> [MATERIAL PROVIDED]
----------------

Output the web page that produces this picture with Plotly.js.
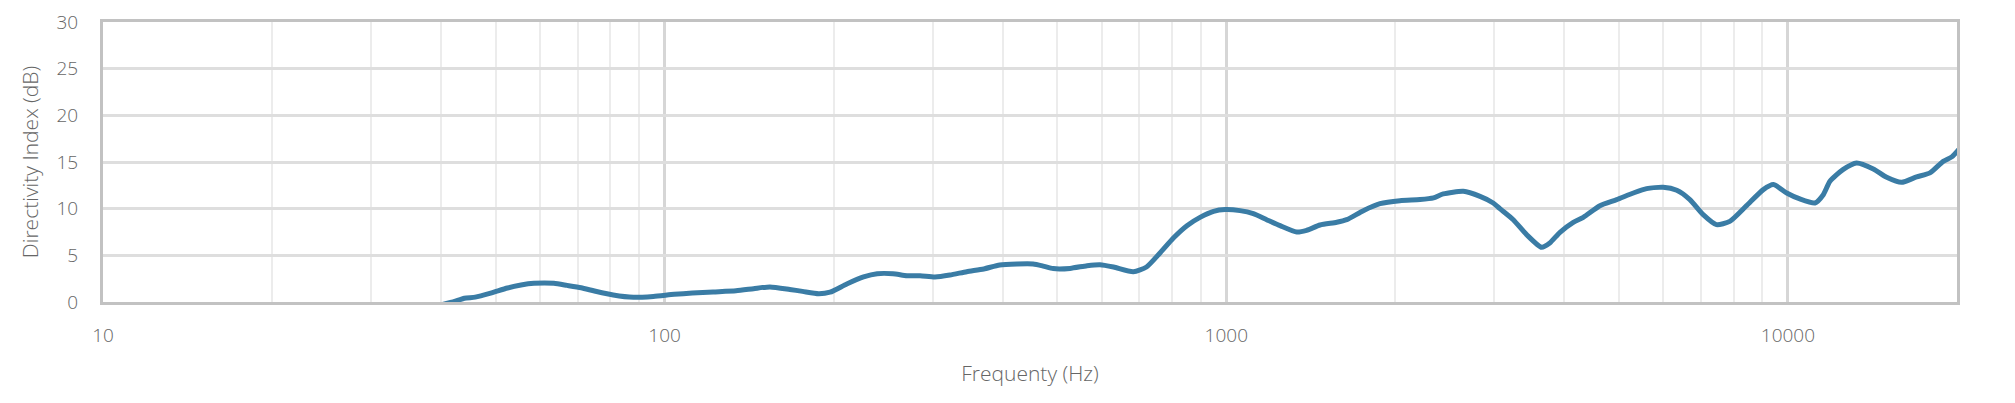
<!DOCTYPE html>
<html>
<head>
<meta charset="utf-8">
<script src="https://cdn.plot.ly/plotly-3.0.1.min.js"></script>
<style>html,body{margin:0;padding:0;background:#fff;}#chart{width:2015px;height:403px;}</style>
</head>
<body>
<div id="chart"></div>
<script>
const frequencies = [38,40,42,44,46,49,52.5,55.5,58.5,63.5,67,71,75,81,88,95.5,104,112,122,134,144,154,167,176,188,197,211,226,239,255,270,285,303,322,345,370,395,424,453,472,492,527,565,596,630,683,721,762,805,851,898,949,995,1058,1117,1180,1247,1335,1390,1469,1573,1638,1754,1878,2038,2213,2338,2434,2643,2830,2987,3070,3243,3425,3643,3767,3928,4148,4322,4627,4956,5306,5603,5996,6339,6690,7065,7460,7880,8440,9040,9420,9950,10500,11170,11560,11880,12530,13250,14190,14990,15930,16950,17900,18900,19580,20250];
const directivity = [-0.6,-0.3,0.0,0.4,0.52,0.95,1.5,1.82,2.0,2.0,1.78,1.52,1.18,0.75,0.5,0.6,0.82,0.96,1.08,1.21,1.43,1.62,1.35,1.14,0.89,1.05,1.93,2.68,3.03,3.03,2.82,2.82,2.68,2.89,3.25,3.54,3.97,4.07,4.07,3.85,3.58,3.6,3.89,4.0,3.75,3.25,3.75,5.25,6.86,8.18,9.07,9.71,9.9,9.79,9.47,8.82,8.18,7.5,7.68,8.25,8.54,8.82,9.79,10.54,10.86,10.97,11.15,11.58,11.86,11.32,10.61,10.0,8.82,7.22,5.86,6.32,7.47,8.54,9.07,10.32,10.97,11.68,12.15,12.29,11.97,10.97,9.36,8.29,8.64,10.32,12.04,12.58,11.68,11.04,10.61,11.5,12.93,14.18,14.9,14.26,13.36,12.82,13.4,13.83,15.07,15.55,16.5];

const xTickVals = [10,100,1000,10000];
const xTickText = ['10','100','1000','10000'];
const xMinorVals = [20,30,40,50,60,70,80,90,200,300,400,500,600,700,800,900,2000,3000,4000,5000,6000,7000,8000,9000];
const yTickVals = [0,5,10,15,20,25,30];

const tickFont = {family: '"Open Sans", sans-serif', size: 19, color: '#666', weight: 300};
const titleFont = {family: '"Open Sans", sans-serif', size: 21, color: '#666', weight: 300};

Plotly.newPlot('chart', [{
  x: frequencies,
  y: directivity,
  type: 'scatter',
  mode: 'lines',
  line: {color: '#3a7ca5', width: 5, shape: 'spline', smoothing: 0.6},
  hoverinfo: 'x+y'
}], {
  width: 2015,
  height: 403,
  margin: {l: 103, r: 58, t: 22, b: 101},
  paper_bgcolor: '#fff',
  plot_bgcolor: '#fff',
  showlegend: false,
  xaxis: {
    type: 'log',
    range: [1, Math.log10(20000)],
    tickmode: 'array',
    tickvals: xTickVals,
    ticktext: xTickText,
    showgrid: true,
    gridcolor: '#d6d6d6',
    gridwidth: 3,
    minor: {tickmode: 'array', tickvals: xMinorVals, showgrid: true, gridcolor: '#ececec', gridwidth: 2, ticks: ''},
    showline: true,
    mirror: true,
    linecolor: '#c2c2c2',
    linewidth: 3,
    zeroline: false,
    ticks: '',
    ticklabelstandoff: 14,
    tickfont: tickFont,
    title: {text: 'Frequenty (Hz)', font: titleFont, standoff: 20}
  },
  yaxis: {
    range: [0, 30],
    tickmode: 'array',
    tickvals: yTickVals,
    showgrid: true,
    gridcolor: '#dedede',
    gridwidth: 3,
    showline: true,
    mirror: true,
    linecolor: '#c2c2c2',
    linewidth: 3,
    zeroline: false,
    ticks: '',
    ticklabelstandoff: 18,
    tickfont: tickFont,
    title: {text: 'Directivity Index (dB)', font: titleFont, standoff: 13}
  }
}, {displayModeBar: false, staticPlot: true});
</script>
</body>
</html>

----------------

> [TO DO] Transcribe the material as is, with images omitted.

> [REPLY TO THE EXERCISE]
Output the web page that produces this picture with Plotly.js.
<!DOCTYPE html>
<html>
<head>
<meta charset="utf-8">
<script src="https://cdn.plot.ly/plotly-3.0.1.min.js"></script>
<style>html,body{margin:0;padding:0;background:#fff;}#chart{width:2015px;height:403px;}</style>
</head>
<body>
<div id="chart"></div>
<script>
const frequencies = [38,40,42,44,46,49,52.5,55.5,58.5,63.5,67,71,75,81,88,95.5,104,112,122,134,144,154,167,176,188,197,211,226,239,255,270,285,303,322,345,370,395,424,453,472,492,527,565,596,630,683,721,762,805,851,898,949,995,1058,1117,1180,1247,1335,1390,1469,1573,1638,1754,1878,2038,2213,2338,2434,2643,2830,2987,3070,3243,3425,3643,3767,3928,4148,4322,4627,4956,5306,5603,5996,6339,6690,7065,7460,7880,8440,9040,9420,9950,10500,11170,11560,11880,12530,13250,14190,14990,15930,16950,17900,18900,19580,20250];
const directivity = [-0.6,-0.3,0.0,0.4,0.52,0.95,1.5,1.82,2.0,2.0,1.78,1.52,1.18,0.75,0.5,0.6,0.82,0.96,1.08,1.21,1.43,1.62,1.35,1.14,0.89,1.05,1.93,2.68,3.03,3.03,2.82,2.82,2.68,2.89,3.25,3.54,3.97,4.07,4.07,3.85,3.58,3.6,3.89,4.0,3.75,3.25,3.75,5.25,6.86,8.18,9.07,9.71,9.9,9.79,9.47,8.82,8.18,7.5,7.68,8.25,8.54,8.82,9.79,10.54,10.86,10.97,11.15,11.58,11.86,11.32,10.61,10.0,8.82,7.22,5.86,6.32,7.47,8.54,9.07,10.32,10.97,11.68,12.15,12.29,11.97,10.97,9.36,8.29,8.64,10.32,12.04,12.58,11.68,11.04,10.61,11.5,12.93,14.18,14.9,14.26,13.36,12.82,13.4,13.83,15.07,15.55,16.5];

const xTickVals = [10,100,1000,10000];
const xTickText = ['10','100','1000','10000'];
const xMinorVals = [20,30,40,50,60,70,80,90,200,300,400,500,600,700,800,900,2000,3000,4000,5000,6000,7000,8000,9000];
const yTickVals = [0,5,10,15,20,25,30];

const tickFont = {family: '"Open Sans", sans-serif', size: 19, color: '#666', weight: 300};
const titleFont = {family: '"Open Sans", sans-serif', size: 21, color: '#666', weight: 300};

Plotly.newPlot('chart', [{
  x: frequencies,
  y: directivity,
  type: 'scatter',
  mode: 'lines',
  line: {color: '#3a7ca5', width: 5, shape: 'spline', smoothing: 0.6},
  hoverinfo: 'x+y'
}], {
  width: 2015,
  height: 403,
  margin: {l: 103, r: 58, t: 22, b: 101},
  paper_bgcolor: '#fff',
  plot_bgcolor: '#fff',
  showlegend: false,
  xaxis: {
    type: 'log',
    range: [1, Math.log10(20000)],
    tickmode: 'array',
    tickvals: xTickVals,
    ticktext: xTickText,
    showgrid: true,
    gridcolor: '#d6d6d6',
    gridwidth: 3,
    minor: {tickmode: 'array', tickvals: xMinorVals, showgrid: true, gridcolor: '#ececec', gridwidth: 2, ticks: ''},
    showline: true,
    mirror: true,
    linecolor: '#c2c2c2',
    linewidth: 3,
    zeroline: false,
    ticks: '',
    ticklabelstandoff: 14,
    tickfont: tickFont,
    title: {text: 'Frequenty (Hz)', font: titleFont, standoff: 20}
  },
  yaxis: {
    range: [0, 30],
    tickmode: 'array',
    tickvals: yTickVals,
    showgrid: true,
    gridcolor: '#dedede',
    gridwidth: 3,
    showline: true,
    mirror: true,
    linecolor: '#c2c2c2',
    linewidth: 3,
    zeroline: false,
    ticks: '',
    ticklabelstandoff: 18,
    tickfont: tickFont,
    title: {text: 'Directivity Index (dB)', font: titleFont, standoff: 13}
  }
}, {displayModeBar: false, staticPlot: true});
</script>
</body>
</html>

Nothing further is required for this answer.